Parting
the Fog of Visitors
Imagine
this. You're the publisher of a metropolitan newspaper,
tasked with gathering statistics on how many people
read your publication on a weekly basis. Of course
you count your subscriber base and your newsstand
copies sold, but do you include those folks who only
glanced at the newspaper headline as they passed by
the newspaper box? If you're a web designer or marketer
who's counting every visitor to your site, even those
who hit the home page then retreat, you're basically
doing just that.
Your
newspapers advertisers, not to mention the newspaper's
auditors, would take exception if you tried to tell
them that those people who simply glance at the headline
'count.' Certainly they matter if the concern is trying
to figure out why a certain demographic isn't purchasing
the paper, or if you're trying out a new design to
see if it's more inviting and appealing. But what
matters more in this case are the people who have
the opportunity to delve deeper into the paper, reading
the op-ed section and the entertainment pages, looking
at the advertisements.
This
notion of 'readers who matter' can easily carry over
to the web, translating into 'visitors that matter.'
Face it. Regarding your website, at any given time
measuring any given component, there are simply visitors
who create noise and distraction from the visitors
that are actually doing something. Don't get me wrong;
I'm not saying that you should take your log files
and simply dump information on anyone who didn't buy
a product or sign up for a newsletter. What I am saying
is that depending on what you're looking for, and
no matter what you're looking for, it's easier to
see what you're doing if you don't have a fog of visitors
unrelated to that task clouding your vision.
Grouping
Visitors is Key
How do we get past this noise pollution? If you look
at the overall behavior of all of your web visitors,
you'll be inundated with a ton of information from
your log files. Trying to discern and identify patterns
amongst such a large group is extremely difficult,
if not impossible. If you segment or divide your users
into logical groups and then compare and contrast
how they behave and what they do, you'll have more
accurate, actionable information that actually means
something.
Segmenting
your site visitors allows you to develop a clearer
overall picture of your site's performance. If the
metric you're trying to measure is how many people
buy a particular product, it makes sense to measure
that within the context of how many people interacted
with the site in a meaningful way, period. A real
world example of this would be if you were a supermarket
manager wanting to determine the effectiveness of
a particular product promotion: doesn't it make more
sense to compare and contrast the number of people
who bought the product versus the number of people
who put the product in their shopping cart, then left
that shopping cart in the aisle? What value would
looking at shoppers who simply walked in the front
door, turned around and walked back out provide? None.
Why include those shoppers in your promotion's overall
picture? Don't.
Segmenting Visitors Pinpoints Successes-and Weaknesses
Another example of the benefit of segmenting and grouping
visitors can be found in analyzing traffic from PPC
campaigns versus traffic from search engine results.
Both may come from Google, but they may both have
different goals.

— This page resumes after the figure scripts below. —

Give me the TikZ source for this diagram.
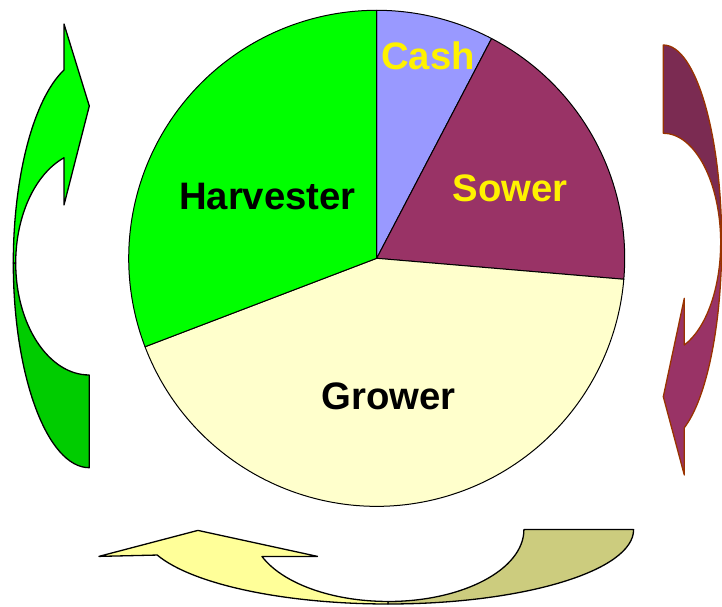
\documentclass[tikz,border=0pt]{standalone}
\usepackage{fontspec}
\setmainfont{Liberation Sans}
\definecolor{cashc}{HTML}{9999FF}
\definecolor{sowerc}{HTML}{993366}
\definecolor{growerc}{HTML}{FFFFCC}
\definecolor{harvc}{HTML}{00FF00}
\definecolor{gfront}{HTML}{00FF00}
\definecolor{gback}{HTML}{00CC00}
\definecolor{pfront}{HTML}{993366}
\definecolor{pback}{HTML}{7B2B52}
\definecolor{pline}{HTML}{993300}
\definecolor{yfront}{HTML}{FFFF99}
\definecolor{yback}{HTML}{CCCC7E}
\tikzset{
  slice/.style={draw=black,line width=1pt,line join=round},
  garrow/.style={draw=black,line width=1.3pt,line join=round},
  parrow/.style={draw=pline,line width=1.3pt,line join=round},
  yarrow/.style={draw=black,line width=1.3pt,line join=round},
  lbl/.style={font=\fontsize{38.3}{40}\selectfont\bfseries,anchor=base,inner sep=0pt}
}
\begin{document}
\begin{tikzpicture}[x=1pt,y=1pt]
\useasboundingbox (0,0) rectangle (722,607);
% pie
\coordinate (C) at (376.7,348.7);
\def\R{248}
\filldraw[slice,fill=cashc] (C) -- ++(62.4:\R) arc[start angle=62.4,end angle=90,radius=\R] -- cycle;
\filldraw[slice,fill=sowerc] (C) -- ++(-4.85:\R) arc[start angle=-4.85,end angle=62.4,radius=\R] -- cycle;
\filldraw[slice,fill=growerc] (C) -- ++(200.9:\R) arc[start angle=200.9,end angle=355.15,radius=\R] -- cycle;
\filldraw[slice,fill=harvc] (C) -- ++(90:\R) arc[start angle=90,end angle=200.9,radius=\R] -- cycle;
\node[lbl,text=yellow] (cash) at (428,537) {Cash};
\node[lbl,text=yellow] (sower) at (510,405.3) {Sower};
\node[lbl,text=black] (harv) at (267.5,397.7) {Harvester};
\node[lbl,text=black] (grower) at (388.5,197.7) {Grower};
% left green arrow
\filldraw[garrow,fill=gback] (13.3,344) arc[start angle=180,end angle=270,x radius=76,y radius=204.7]
  -- (89.3,232) arc[start angle=270,end angle=180,x radius=73.6,y radius=112] -- cycle;
\filldraw[garrow,fill=gfront] (64,537) -- (64,583) -- (89.3,501) -- (64,402) -- (64,449.2)
  arc[start angle=110.1,end angle=180,x radius=73.6,y radius=112]
  -- (13.3,344) arc[start angle=180,end angle=109.5,x radius=76,y radius=204.7] -- cycle;
% right purple arrow
\filldraw[parrow,fill=pback] (663.3,562) arc[start angle=90,end angle=0,x radius=58.4,y radius=198]
  -- (720.7,364) arc[start angle=0,end angle=90,x radius=57.4,y radius=109.7] -- cycle;
\filldraw[parrow,fill=pfront] (721.7,364) arc[start angle=0,end angle=-68.9,x radius=58.4,y radius=198]
  -- (684.3,132) -- (663.3,210.3) -- (684.3,308.7) -- (684.3,262)
  arc[start angle=-68.5,end angle=0,x radius=57.4,y radius=109.7] -- cycle;
% bottom yellow arrow
\filldraw[yarrow,fill=yback] (388,3) arc[start angle=270,end angle=360,x radius=245.6,y radius=74.4]
  -- (523.9,77.4) arc[start angle=0,end angle=-90,x radius=135.9,y radius=71.9] -- cycle;
\filldraw[yarrow,fill=yfront] (98.9,50.6) -- (197.9,76.6) -- (317.5,50.6) -- (262,50.5)
  arc[start angle=202,end angle=270,x radius=135.9,y radius=71.9]
  -- (388,3) arc[start angle=270,end angle=200,x radius=245.6,y radius=74.4] -- cycle;
\end{tikzpicture}
\end{document}
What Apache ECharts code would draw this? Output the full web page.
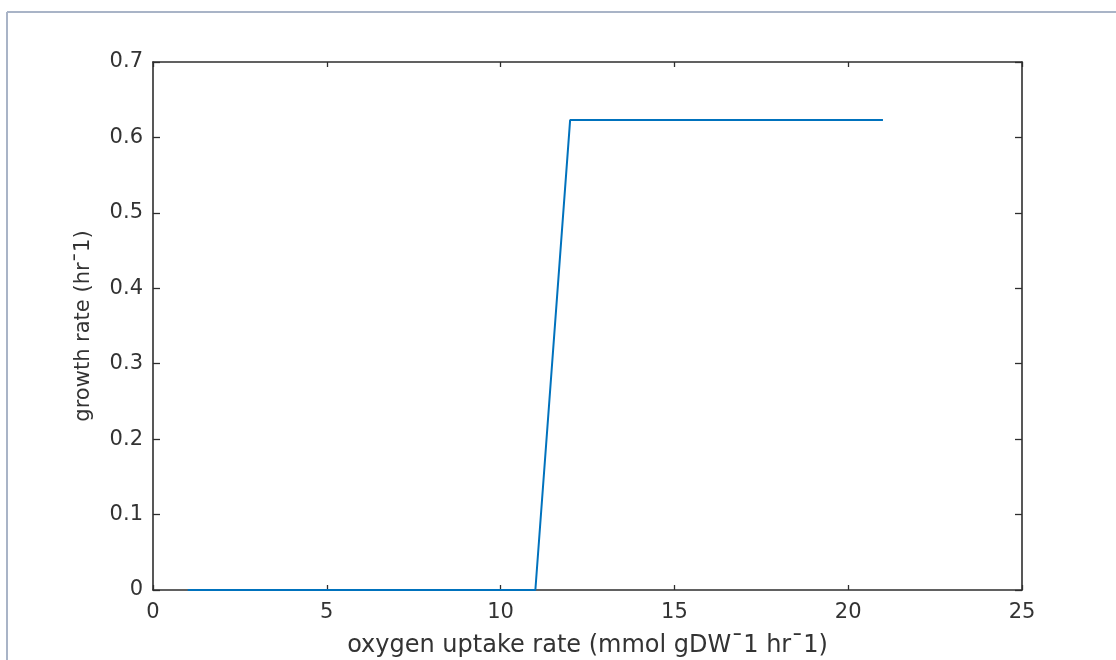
<!DOCTYPE html>
<html>
<head>
<meta charset="utf-8">
<script src="https://cdn.jsdelivr.net/npm/echarts@6/dist/echarts.min.js"></script>
<style>
html,body{margin:0;padding:0;background:#fff;}
#chart{width:1116px;height:660px;}
</style>
</head>
<body>
<div id="chart"></div>
<script>
// Data
const oxygenUptake = [1, 2, 3, 4, 5, 6, 7, 8, 9, 10, 11, 12, 13, 14, 15, 16, 17, 18, 19, 20, 21];
const growthRate   = [0, 0, 0, 0, 0, 0, 0, 0, 0, 0, 0, 0.623, 0.623, 0.623, 0.623, 0.623, 0.623, 0.623, 0.623, 0.623, 0.623];
const xTitle = 'oxygen uptake rate (mmol gDWˉ1 hrˉ1)';
const yTitle = 'growth rate (hrˉ1)';

const FONT = 'DejaVu Sans';
const AXIS_COLOR = '#2e2e2e';
const TEXT_COLOR = '#333333';

const chart = echarts.init(document.getElementById('chart'));

const baseX = {
  type: 'value', min: 0, max: 25, interval: 5,
  splitLine: { show: false },
  axisLine: { show: true, onZero: false, lineStyle: { color: AXIS_COLOR, width: 1.6 } },
  axisTick: { show: true, inside: true, length: 5, lineStyle: { color: AXIS_COLOR, width: 1.3 } }
};
const baseY = {
  type: 'value', min: 0, max: 0.7, interval: 0.1,
  splitLine: { show: false },
  axisLine: { show: true, onZero: false, lineStyle: { color: AXIS_COLOR, width: 1.6 } },
  axisTick: { show: true, inside: true, length: 7, lineStyle: { color: AXIS_COLOR, width: 1.3 } }
};

chart.setOption({
  animation: false,
  backgroundColor: '#ffffff',
  grid: { left: 153, right: 94, top: 62, bottom: 70, containLabel: false, outerBoundsMode: 'none' },
  graphic: [
    { type: 'line', shape: { x1: 7, y1: 12, x2: 1116, y2: 12 }, style: { stroke: '#a9b4c7', lineWidth: 2 } },
    { type: 'line', shape: { x1: 7, y1: 12, x2: 7, y2: 660 }, style: { stroke: '#a9b4c7', lineWidth: 2 } }
  ],
  xAxis: [
    Object.assign({}, baseX, {
      position: 'bottom',
      name: xTitle, nameLocation: 'middle', nameGap: 44,
      nameTextStyle: { fontFamily: FONT, fontSize: 24, color: TEXT_COLOR },
      axisLabel: { show: true, margin: 12, fontFamily: FONT, fontSize: 21, color: TEXT_COLOR }
    }),
    Object.assign({}, baseX, {
      position: 'top',
      axisLabel: { show: false }
    })
  ],
  yAxis: [
    Object.assign({}, baseY, {
      position: 'left',
      name: yTitle, nameLocation: 'middle', nameGap: 59, nameRotate: 90,
      nameTextStyle: { fontFamily: FONT, fontSize: 21, color: TEXT_COLOR },
      axisLabel: { show: true, margin: 10, fontFamily: FONT, fontSize: 21, color: TEXT_COLOR }
    }),
    Object.assign({}, baseY, {
      position: 'right',
      axisLabel: { show: false }
    })
  ],
  series: [{
    type: 'line',
    xAxisIndex: 0, yAxisIndex: 0,
    data: oxygenUptake.map((x, i) => [x, growthRate[i]]),
    showSymbol: false,
    symbol: 'none',
    lineStyle: { color: '#0072BD', width: 2 },
    itemStyle: { color: '#0072BD' }
  }]
});
</script>
</body>
</html>
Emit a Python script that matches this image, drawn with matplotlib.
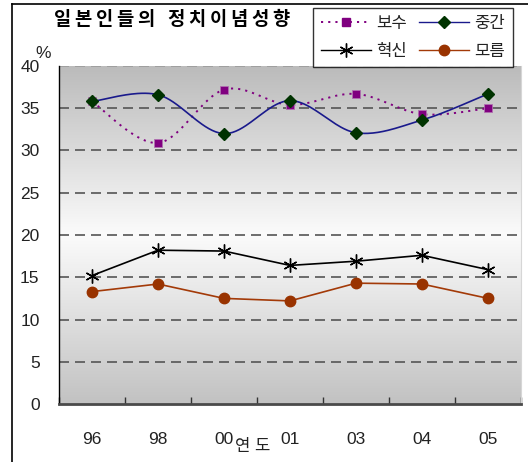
import numpy as np
import matplotlib
matplotlib.use("Agg")
import matplotlib.pyplot as plt
from matplotlib.colors import LinearSegmentedColormap
from matplotlib.lines import Line2D

plt.rcParams['font.family'] = ['Liberation Sans', 'Noto Sans CJK KR', 'DejaVu Sans']

# data
years = ["96", "98", "00", "01", "03", "04", "05"]
bosu = [35.8, 30.9, 37.2, 35.4, 36.7, 34.3, 35.0]      # 보수
junggan = [35.8, 36.6, 32.0, 35.9, 32.1, 33.6, 36.7]   # 중간
hyeoksin = [15.2, 18.2, 18.1, 16.4, 16.9, 17.6, 15.9]  # 혁신
moreum = [13.3, 14.2, 12.5, 12.2, 14.3, 14.2, 12.5]    # 모름
yticks = [0, 5, 10, 15, 20, 25, 30, 35, 40]
title = '일본인들의 정치이념성향'


def smooth(xs, ys, n=40):
    """Cubic Bezier smoothing through every point (Catmull-Rom style)."""
    p = np.column_stack([xs, ys]).astype(float)
    out = []
    for i in range(len(p) - 1):
        p0 = p[i - 1] if i > 0 else p[i]
        p1, p2 = p[i], p[i + 1]
        p3 = p[i + 2] if i + 2 < len(p) else p[i + 1]
        c1 = p1 + (p2 - p0) / 6.0
        c2 = p2 - (p3 - p1) / 6.0
        t = np.linspace(0, 1, n)[:, None]
        seg = ((1 - t) ** 3) * p1 + 3 * ((1 - t) ** 2) * t * c1 \
            + 3 * (1 - t) * t ** 2 * c2 + t ** 3 * p2
        out.append(seg if i == 0 else seg[1:])
    s = np.vstack(out)
    return s[:, 0], s[:, 1]


W, H = 528, 462
fig = plt.figure(figsize=(W / 100, H / 100), dpi=100)
fig.patch.set_facecolor('white')

ax = fig.add_axes([59 / W, 1 - 404 / H, (521 - 59) / W, (404 - 66) / H])
x = np.arange(len(years))
ax.set_xlim(-0.5, len(years) - 0.5)
ax.set_ylim(0, 40)

# vertical grey-white-grey background
cmap = LinearSegmentedColormap.from_list(
    'bg', [(0.0, '#c2c2c2'), (0.5, '#fbfbfb'), (1.0, '#bbbbbb')])
grad = np.linspace(0, 1, 256)[:, None]
ax.imshow(grad, aspect='auto', cmap=cmap, origin='lower',
          extent=(-0.5, len(years) - 0.5, 0, 40), zorder=0)

# dashed gridlines
for v in yticks[1:]:
    ax.axhline(v, color='#9a9a9a' if v == 40 else '#555555',
               lw=1.2, ls=(0, (6, 3.6)), zorder=1)

# series
sx, sy = smooth(x, bosu)
ax.plot(sx, sy, color='#800080', lw=1.4, ls=(0, (1.1, 2.6)), zorder=3)
ax.plot(x, bosu, ls='none', marker='s', ms=6, color='#800080',
        mec='#b070b0', mew=0.6, zorder=4)

sx, sy = smooth(x, junggan)
ax.plot(sx, sy, color='#1a1a8c', lw=1.2, zorder=3)
ax.plot(x, junggan, ls='none', marker='D', ms=6.5, color='#003300',
        mec='#003300', zorder=5)

ax.plot(x, hyeoksin, color='black', lw=1.2, marker=(6, 2, 0), ms=10,
        mew=1.0, zorder=4)
ax.plot(x, moreum, color='#a33a08', lw=1.2, marker='o', ms=7.5,
        mfc='#993300', mec='#993300', zorder=4)

# axes styling
ax.spines['top'].set_visible(False)
ax.spines['right'].set_color('#d6d6d6')
ax.spines['left'].set_color('black')
ax.spines['left'].set_linewidth(1.0)
ax.spines['bottom'].set_color('#4a4a4a')
ax.spines['bottom'].set_linewidth(2.0)

ax.set_yticks(yticks)
ax.set_yticklabels([str(v) for v in yticks], fontsize=12.5, color='#222222')
ax.tick_params(axis='y', length=0, pad=14)
ax.set_xticks(x)
ax.set_xticklabels(years, fontsize=12.5, color='#222222')
ax.tick_params(axis='x', which='major', length=0, pad=20)
ax.set_xticks(np.arange(-0.5, len(years) - 0.4, 1.0), minor=True)
ax.tick_params(axis='x', which='minor', direction='in', length=5,
               width=1.0, color='#333333')

# texts
fig.text(172 / W, 1 - 20 / H, '\u2009'.join(title), ha='center', va='center',
         fontsize=13.5, fontweight='bold', color='black')
fig.text(43 / W, 1 - 53 / H, '%', ha='center', va='center', fontsize=12.5,
         color='#222222')
fig.text(253 / W, 1 - 447 / H, '연 도', ha='center', va='center', fontsize=12,
         color='#222222')

# legend
handles = [
    Line2D([], [], color='#800080', lw=1.4, ls=(0, (1.1, 2.6)), marker='s',
           ms=6, mec='#800080'),
    Line2D([], [], color='black', lw=1.0, marker=(6, 2, 0), ms=10, mew=1.0),
    Line2D([], [], color='#1a1a8c', lw=1.0, marker='D', ms=6.5,
           mfc='#003300', mec='#003300'),
    Line2D([], [], color='#a33a08', lw=1.0, marker='o', ms=7.5,
           mfc='#993300', mec='#993300'),
]
labels = ['보수', '혁신', '중간', '모름']
leg = fig.legend(handles, labels, ncol=2, loc='upper right',
                 bbox_to_anchor=(513 / W, 1 - 8 / H), fontsize=12,
                 frameon=True, fancybox=False, edgecolor='black',
                 handlelength=3.0, handletextpad=0.3, columnspacing=0.7,
                 borderpad=0.5, labelspacing=0.75, borderaxespad=0)
leg.get_frame().set_linewidth(1.0)
for t in leg.get_texts():
    t.set_color('#222222')

# outer chart frame
fig.add_artist(Line2D([11.5 / W, 11.5 / W], [0, 1 - 3.5 / H],
                      transform=fig.transFigure, color='black', lw=1.2))
fig.add_artist(Line2D([11.5 / W, 1], [1 - 3.5 / H, 1 - 3.5 / H],
                      transform=fig.transFigure, color='black', lw=1.2))

fig.savefig('out.png', dpi=100)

The PPC campaign goal, for example,
may be to get visitors to sign up for a free weekly
newsletter, while the search engine goals may be something
more vague like keeping visitors on the site for a
certain amount of time. By segmenting these visitors
into two specific groups, and temporarily discarding
information about 'all site visitors,' web designers,
marketers and SEO folks can more accurately pinpoint
the success or shortcomings in a particular offering.
Are your PPC visitors more or less likely to sign
up for that weekly newsletter than the 'average' Google
visitor? Dividing these groups can help you find out.
Grouping
visitors also allows you to better test campaigns'
effectiveness. Let's use the example of the PPC versus
search engine result visitor. Say that during the
first week, 15% of PPC traffic signed up for the newsletter,
and only 3% of search engine visitors did. Is the
copy on your PPC placement a direct call to action,
leading visitors to your desired behavior? Change
the copy in your ad, and wait a week. Regroup your
visitors and reanalyze your results. Did your PPC
traffic newsletter signups increase? Did your campaign
deliver the information/action promised to visitors
in your ad copy? Fantastic. Did they decrease? Did
visitors come into the site via the PPC campaign,
then turn right back around and head out? Try again.
The
bottom line is that, at any given point in time, not
every visitor matters. In fact, I can't think of one
occasion where measuring traffic as a whole would
provide useful, actionable results. By simultaneously
eliminating the people who don't matter and looking
more closely at the ones who do AS A PERCENTAGE OF
THE REMAINDER, you'll be better able to make site
and campaign changes that result in a larger return
on investment and a better user experience.